Your instructions — Extract each line where the string "this" shows up.

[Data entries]
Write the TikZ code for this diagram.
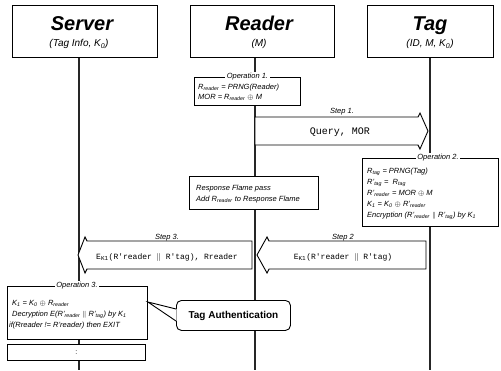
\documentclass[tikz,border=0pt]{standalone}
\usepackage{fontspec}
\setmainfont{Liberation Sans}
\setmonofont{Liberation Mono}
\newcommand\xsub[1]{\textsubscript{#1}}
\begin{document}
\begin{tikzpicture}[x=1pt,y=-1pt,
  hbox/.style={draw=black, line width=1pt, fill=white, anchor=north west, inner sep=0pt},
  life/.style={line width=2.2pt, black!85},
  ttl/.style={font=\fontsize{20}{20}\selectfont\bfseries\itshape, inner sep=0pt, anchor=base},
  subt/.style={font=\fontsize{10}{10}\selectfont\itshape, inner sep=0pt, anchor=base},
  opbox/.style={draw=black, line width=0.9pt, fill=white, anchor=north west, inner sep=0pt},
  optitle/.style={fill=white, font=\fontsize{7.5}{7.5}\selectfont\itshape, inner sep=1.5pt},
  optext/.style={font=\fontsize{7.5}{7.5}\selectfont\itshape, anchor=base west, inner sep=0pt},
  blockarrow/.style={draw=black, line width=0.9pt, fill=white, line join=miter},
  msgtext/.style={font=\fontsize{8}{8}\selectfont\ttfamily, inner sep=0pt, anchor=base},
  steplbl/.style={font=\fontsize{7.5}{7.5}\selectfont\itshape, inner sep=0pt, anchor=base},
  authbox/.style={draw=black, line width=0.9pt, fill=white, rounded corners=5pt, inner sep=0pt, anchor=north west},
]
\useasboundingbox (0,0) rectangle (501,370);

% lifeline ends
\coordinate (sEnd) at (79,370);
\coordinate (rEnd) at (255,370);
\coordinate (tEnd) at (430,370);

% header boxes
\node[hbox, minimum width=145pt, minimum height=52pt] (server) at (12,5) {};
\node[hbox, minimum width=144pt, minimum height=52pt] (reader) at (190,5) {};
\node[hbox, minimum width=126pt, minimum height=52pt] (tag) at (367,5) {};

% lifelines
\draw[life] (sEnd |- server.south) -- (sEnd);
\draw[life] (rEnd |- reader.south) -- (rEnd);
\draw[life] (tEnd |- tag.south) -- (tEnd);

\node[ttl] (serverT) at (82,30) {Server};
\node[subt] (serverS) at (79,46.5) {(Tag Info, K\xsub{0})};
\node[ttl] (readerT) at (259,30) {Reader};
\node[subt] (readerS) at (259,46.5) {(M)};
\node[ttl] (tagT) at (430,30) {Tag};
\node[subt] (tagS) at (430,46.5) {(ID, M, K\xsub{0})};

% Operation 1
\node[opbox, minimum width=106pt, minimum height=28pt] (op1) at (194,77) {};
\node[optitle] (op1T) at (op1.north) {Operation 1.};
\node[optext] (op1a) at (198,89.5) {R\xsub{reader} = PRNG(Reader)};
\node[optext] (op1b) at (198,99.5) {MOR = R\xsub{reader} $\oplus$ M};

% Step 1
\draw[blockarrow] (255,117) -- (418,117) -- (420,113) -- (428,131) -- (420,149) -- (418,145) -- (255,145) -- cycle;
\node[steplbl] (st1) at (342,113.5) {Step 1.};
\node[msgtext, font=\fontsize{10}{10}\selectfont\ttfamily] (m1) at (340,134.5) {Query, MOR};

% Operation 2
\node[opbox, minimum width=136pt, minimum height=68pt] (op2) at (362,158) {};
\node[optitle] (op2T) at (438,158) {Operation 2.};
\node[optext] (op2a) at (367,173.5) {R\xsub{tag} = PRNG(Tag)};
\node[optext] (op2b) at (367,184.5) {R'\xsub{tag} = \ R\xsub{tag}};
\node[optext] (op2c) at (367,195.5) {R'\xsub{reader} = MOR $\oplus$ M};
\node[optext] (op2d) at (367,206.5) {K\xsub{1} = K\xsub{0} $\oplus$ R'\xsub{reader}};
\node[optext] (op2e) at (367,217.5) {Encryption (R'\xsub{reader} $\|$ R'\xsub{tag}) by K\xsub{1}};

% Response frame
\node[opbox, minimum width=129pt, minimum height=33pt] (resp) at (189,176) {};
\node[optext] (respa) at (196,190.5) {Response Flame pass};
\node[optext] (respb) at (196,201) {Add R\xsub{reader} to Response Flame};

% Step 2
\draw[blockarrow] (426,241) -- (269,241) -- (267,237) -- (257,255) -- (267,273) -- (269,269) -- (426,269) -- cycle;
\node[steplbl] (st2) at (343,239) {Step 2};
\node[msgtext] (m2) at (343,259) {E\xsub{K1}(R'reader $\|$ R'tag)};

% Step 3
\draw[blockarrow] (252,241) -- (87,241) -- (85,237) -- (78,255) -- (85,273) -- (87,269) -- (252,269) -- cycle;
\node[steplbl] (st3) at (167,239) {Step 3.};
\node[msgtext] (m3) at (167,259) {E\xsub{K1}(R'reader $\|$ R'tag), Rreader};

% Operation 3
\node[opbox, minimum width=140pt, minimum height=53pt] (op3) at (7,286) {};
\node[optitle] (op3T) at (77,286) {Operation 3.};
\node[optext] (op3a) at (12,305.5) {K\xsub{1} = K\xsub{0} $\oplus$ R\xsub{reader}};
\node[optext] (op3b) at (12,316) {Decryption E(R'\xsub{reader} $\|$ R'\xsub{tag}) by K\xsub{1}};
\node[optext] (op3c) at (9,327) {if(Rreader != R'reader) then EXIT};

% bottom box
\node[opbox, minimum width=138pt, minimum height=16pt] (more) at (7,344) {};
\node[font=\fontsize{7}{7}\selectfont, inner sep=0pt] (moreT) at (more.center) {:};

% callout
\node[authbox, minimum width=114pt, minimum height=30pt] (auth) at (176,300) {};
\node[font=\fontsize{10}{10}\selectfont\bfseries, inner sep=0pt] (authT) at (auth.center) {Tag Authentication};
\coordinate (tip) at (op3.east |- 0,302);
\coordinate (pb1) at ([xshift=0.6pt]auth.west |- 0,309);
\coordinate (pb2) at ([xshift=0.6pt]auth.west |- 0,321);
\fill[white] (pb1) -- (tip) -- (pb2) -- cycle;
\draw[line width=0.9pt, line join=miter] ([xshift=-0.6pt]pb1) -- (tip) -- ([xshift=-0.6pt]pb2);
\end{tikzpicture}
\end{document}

==

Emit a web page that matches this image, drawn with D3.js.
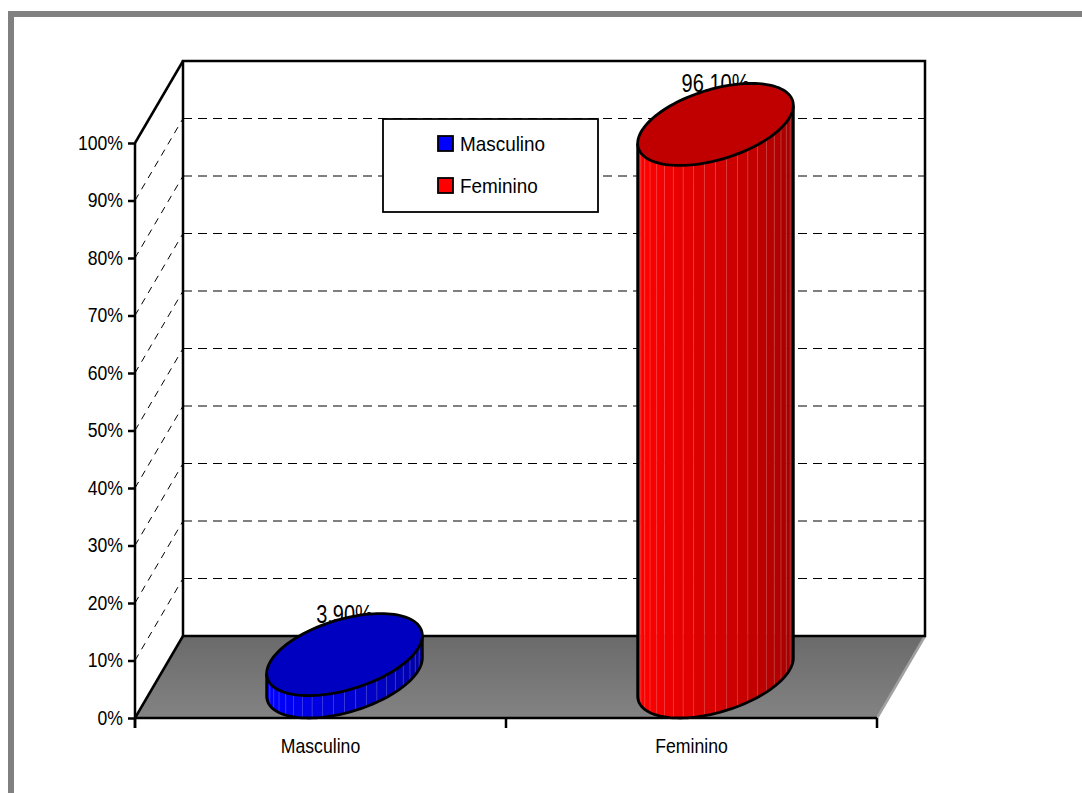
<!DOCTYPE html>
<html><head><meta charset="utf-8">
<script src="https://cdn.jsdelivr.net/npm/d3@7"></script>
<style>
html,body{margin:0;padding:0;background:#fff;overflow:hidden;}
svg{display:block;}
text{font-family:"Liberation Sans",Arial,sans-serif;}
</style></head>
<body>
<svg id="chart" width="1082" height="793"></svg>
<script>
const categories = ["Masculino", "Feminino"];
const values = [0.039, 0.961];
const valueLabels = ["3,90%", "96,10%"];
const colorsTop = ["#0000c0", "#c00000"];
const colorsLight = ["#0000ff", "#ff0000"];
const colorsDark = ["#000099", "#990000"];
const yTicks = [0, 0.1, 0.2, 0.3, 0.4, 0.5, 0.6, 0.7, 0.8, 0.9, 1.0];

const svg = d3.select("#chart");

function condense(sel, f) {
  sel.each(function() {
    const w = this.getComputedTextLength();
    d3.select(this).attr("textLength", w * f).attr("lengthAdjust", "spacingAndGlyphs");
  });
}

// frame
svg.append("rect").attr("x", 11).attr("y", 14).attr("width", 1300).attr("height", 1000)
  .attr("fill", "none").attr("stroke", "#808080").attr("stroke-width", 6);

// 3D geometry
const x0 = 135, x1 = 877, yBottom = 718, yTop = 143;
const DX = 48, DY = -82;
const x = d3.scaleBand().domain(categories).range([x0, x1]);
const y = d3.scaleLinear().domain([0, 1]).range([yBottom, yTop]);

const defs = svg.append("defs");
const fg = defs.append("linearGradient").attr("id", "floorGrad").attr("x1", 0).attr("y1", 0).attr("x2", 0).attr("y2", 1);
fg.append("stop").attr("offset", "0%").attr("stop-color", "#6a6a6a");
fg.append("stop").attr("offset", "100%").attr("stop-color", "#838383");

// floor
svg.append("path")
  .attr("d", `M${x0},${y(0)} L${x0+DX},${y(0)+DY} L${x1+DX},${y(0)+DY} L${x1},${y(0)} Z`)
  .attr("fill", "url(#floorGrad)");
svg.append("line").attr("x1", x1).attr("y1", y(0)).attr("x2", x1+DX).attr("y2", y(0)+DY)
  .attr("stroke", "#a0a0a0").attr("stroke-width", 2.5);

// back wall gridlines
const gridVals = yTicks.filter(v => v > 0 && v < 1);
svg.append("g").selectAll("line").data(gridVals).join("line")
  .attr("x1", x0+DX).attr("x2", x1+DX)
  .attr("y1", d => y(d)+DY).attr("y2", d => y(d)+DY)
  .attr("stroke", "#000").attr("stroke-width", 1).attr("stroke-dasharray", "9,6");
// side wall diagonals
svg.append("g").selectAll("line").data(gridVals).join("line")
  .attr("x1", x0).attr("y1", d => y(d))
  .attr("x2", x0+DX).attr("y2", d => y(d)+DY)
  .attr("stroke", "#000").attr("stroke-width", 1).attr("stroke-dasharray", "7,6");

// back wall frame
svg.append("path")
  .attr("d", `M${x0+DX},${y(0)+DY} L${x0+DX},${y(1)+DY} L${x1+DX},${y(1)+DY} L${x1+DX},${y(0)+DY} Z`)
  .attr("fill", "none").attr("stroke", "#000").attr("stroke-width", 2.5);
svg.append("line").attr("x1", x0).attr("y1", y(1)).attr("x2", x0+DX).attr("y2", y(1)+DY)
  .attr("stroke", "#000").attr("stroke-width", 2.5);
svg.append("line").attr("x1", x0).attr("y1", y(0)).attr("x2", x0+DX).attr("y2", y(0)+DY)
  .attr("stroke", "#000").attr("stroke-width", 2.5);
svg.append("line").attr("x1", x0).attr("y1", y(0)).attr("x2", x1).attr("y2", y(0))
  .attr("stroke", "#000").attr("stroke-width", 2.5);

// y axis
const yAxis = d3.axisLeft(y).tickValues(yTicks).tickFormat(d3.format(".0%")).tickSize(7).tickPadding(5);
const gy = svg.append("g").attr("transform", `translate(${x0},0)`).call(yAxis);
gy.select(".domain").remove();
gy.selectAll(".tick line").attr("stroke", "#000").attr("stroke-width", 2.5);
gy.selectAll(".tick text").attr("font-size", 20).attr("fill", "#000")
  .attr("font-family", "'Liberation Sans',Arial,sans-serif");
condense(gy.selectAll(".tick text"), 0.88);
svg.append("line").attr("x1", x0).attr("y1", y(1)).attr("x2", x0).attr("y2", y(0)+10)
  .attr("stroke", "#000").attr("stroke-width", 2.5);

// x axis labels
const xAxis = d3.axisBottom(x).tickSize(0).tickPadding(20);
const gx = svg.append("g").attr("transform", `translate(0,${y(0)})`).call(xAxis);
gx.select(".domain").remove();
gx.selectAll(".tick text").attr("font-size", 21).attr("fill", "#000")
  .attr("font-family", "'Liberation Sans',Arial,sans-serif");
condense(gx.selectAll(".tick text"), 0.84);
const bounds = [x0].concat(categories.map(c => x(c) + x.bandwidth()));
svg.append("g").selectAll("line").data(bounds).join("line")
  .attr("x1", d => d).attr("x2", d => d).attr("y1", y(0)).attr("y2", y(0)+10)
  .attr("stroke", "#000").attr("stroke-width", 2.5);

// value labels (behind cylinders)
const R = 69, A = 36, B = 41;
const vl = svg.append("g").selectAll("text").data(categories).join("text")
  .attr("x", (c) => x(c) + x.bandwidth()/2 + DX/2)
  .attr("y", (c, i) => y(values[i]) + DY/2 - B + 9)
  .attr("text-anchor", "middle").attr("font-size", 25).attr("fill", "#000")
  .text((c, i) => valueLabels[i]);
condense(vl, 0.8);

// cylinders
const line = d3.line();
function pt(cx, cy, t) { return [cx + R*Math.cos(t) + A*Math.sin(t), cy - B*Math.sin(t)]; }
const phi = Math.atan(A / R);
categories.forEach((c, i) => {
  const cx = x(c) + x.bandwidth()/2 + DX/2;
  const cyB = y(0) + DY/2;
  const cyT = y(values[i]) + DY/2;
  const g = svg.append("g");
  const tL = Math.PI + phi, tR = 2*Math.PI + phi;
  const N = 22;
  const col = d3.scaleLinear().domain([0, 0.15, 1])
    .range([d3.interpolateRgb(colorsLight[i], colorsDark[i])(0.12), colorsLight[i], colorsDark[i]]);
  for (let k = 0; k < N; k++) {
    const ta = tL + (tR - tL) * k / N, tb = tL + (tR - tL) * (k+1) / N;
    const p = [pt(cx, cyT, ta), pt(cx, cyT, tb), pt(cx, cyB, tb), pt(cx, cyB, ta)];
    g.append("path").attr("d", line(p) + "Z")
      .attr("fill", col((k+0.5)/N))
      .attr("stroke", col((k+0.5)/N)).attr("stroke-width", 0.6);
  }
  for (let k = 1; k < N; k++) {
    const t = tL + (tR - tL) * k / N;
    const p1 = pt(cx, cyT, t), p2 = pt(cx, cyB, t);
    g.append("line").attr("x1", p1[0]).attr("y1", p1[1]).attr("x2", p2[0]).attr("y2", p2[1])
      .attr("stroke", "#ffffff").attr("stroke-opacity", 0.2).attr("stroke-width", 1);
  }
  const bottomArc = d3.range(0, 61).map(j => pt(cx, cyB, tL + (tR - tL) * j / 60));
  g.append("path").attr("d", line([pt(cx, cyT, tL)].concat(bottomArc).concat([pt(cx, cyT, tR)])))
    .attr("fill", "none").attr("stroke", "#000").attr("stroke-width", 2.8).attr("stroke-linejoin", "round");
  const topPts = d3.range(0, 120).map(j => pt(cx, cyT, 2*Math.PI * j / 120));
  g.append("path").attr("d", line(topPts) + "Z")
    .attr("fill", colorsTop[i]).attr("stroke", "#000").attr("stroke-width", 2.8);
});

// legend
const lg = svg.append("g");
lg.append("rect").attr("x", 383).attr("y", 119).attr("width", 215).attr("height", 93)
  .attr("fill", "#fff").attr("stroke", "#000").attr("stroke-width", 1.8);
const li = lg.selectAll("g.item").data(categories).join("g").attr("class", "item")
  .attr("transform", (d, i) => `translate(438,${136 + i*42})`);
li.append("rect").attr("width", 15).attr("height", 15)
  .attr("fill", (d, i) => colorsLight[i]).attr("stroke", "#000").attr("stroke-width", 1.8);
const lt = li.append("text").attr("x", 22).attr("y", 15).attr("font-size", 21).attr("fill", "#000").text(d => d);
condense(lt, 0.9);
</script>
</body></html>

--

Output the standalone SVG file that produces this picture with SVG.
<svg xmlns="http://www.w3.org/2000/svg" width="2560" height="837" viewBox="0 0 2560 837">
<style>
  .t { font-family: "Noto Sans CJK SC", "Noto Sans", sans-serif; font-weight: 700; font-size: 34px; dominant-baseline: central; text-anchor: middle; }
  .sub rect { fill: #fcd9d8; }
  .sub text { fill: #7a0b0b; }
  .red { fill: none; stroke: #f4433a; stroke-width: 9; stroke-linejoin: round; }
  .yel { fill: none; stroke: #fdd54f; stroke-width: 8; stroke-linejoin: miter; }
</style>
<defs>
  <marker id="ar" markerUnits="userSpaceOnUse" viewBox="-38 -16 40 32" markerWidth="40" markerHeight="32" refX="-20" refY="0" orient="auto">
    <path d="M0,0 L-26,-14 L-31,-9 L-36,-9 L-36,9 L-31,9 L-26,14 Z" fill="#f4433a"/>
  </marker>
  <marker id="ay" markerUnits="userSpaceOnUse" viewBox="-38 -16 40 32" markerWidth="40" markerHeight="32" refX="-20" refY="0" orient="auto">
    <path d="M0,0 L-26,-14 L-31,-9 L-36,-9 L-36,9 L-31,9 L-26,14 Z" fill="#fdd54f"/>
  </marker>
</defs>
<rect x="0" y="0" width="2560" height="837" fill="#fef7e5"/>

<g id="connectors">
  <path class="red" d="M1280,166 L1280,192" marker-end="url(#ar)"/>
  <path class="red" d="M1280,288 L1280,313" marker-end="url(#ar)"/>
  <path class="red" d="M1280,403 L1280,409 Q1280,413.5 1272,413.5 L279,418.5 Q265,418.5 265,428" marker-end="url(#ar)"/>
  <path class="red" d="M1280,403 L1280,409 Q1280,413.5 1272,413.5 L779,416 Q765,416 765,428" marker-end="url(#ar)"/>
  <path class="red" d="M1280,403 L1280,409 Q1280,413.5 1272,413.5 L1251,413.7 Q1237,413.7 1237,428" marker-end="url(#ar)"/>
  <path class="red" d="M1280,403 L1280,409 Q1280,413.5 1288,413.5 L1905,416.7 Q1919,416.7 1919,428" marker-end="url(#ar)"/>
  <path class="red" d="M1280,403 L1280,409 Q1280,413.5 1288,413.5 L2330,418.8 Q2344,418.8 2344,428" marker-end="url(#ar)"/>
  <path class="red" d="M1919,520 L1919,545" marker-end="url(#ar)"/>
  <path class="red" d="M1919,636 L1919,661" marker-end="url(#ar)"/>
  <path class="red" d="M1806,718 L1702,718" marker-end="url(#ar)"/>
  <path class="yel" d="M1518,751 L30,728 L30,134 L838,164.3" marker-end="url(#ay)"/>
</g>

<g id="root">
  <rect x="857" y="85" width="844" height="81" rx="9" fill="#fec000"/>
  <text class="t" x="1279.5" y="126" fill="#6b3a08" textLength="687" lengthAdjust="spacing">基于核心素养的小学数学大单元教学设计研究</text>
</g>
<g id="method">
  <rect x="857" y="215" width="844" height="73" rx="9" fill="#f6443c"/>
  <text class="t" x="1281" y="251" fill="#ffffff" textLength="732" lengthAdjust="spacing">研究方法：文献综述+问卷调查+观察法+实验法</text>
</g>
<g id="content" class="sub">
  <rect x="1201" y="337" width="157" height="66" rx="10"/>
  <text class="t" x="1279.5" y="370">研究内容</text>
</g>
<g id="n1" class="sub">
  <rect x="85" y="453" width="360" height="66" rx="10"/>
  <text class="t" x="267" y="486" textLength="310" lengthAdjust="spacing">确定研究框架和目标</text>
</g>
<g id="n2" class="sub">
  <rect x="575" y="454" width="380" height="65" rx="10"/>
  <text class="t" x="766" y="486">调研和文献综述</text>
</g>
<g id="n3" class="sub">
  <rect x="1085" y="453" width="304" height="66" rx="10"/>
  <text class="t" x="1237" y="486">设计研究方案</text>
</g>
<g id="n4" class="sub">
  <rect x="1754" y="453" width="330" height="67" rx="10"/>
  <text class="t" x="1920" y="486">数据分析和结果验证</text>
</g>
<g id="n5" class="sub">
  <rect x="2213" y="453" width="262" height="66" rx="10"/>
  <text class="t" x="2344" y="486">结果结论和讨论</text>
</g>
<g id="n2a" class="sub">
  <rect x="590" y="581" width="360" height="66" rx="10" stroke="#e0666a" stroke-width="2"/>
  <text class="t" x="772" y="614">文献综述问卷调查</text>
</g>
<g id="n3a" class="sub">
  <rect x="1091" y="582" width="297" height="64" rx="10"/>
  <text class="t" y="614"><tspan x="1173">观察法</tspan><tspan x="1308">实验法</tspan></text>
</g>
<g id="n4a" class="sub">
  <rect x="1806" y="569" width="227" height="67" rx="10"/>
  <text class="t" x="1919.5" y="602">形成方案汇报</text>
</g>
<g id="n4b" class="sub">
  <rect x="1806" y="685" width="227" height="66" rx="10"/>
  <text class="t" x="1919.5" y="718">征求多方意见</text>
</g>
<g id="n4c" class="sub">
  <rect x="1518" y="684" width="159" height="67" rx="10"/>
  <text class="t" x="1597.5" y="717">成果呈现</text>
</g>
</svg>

Answer in full —
Write the TikZ code for this diagram.
Emit a web page that matches this image, drawn with D3.js.
    const w = this.getComputedTextLength();
    d3.select(this).attr("textLength", w * f).attr("lengthAdjust", "spacingAndGlyphs");
Output the standalone SVG file that produces this picture with SVG.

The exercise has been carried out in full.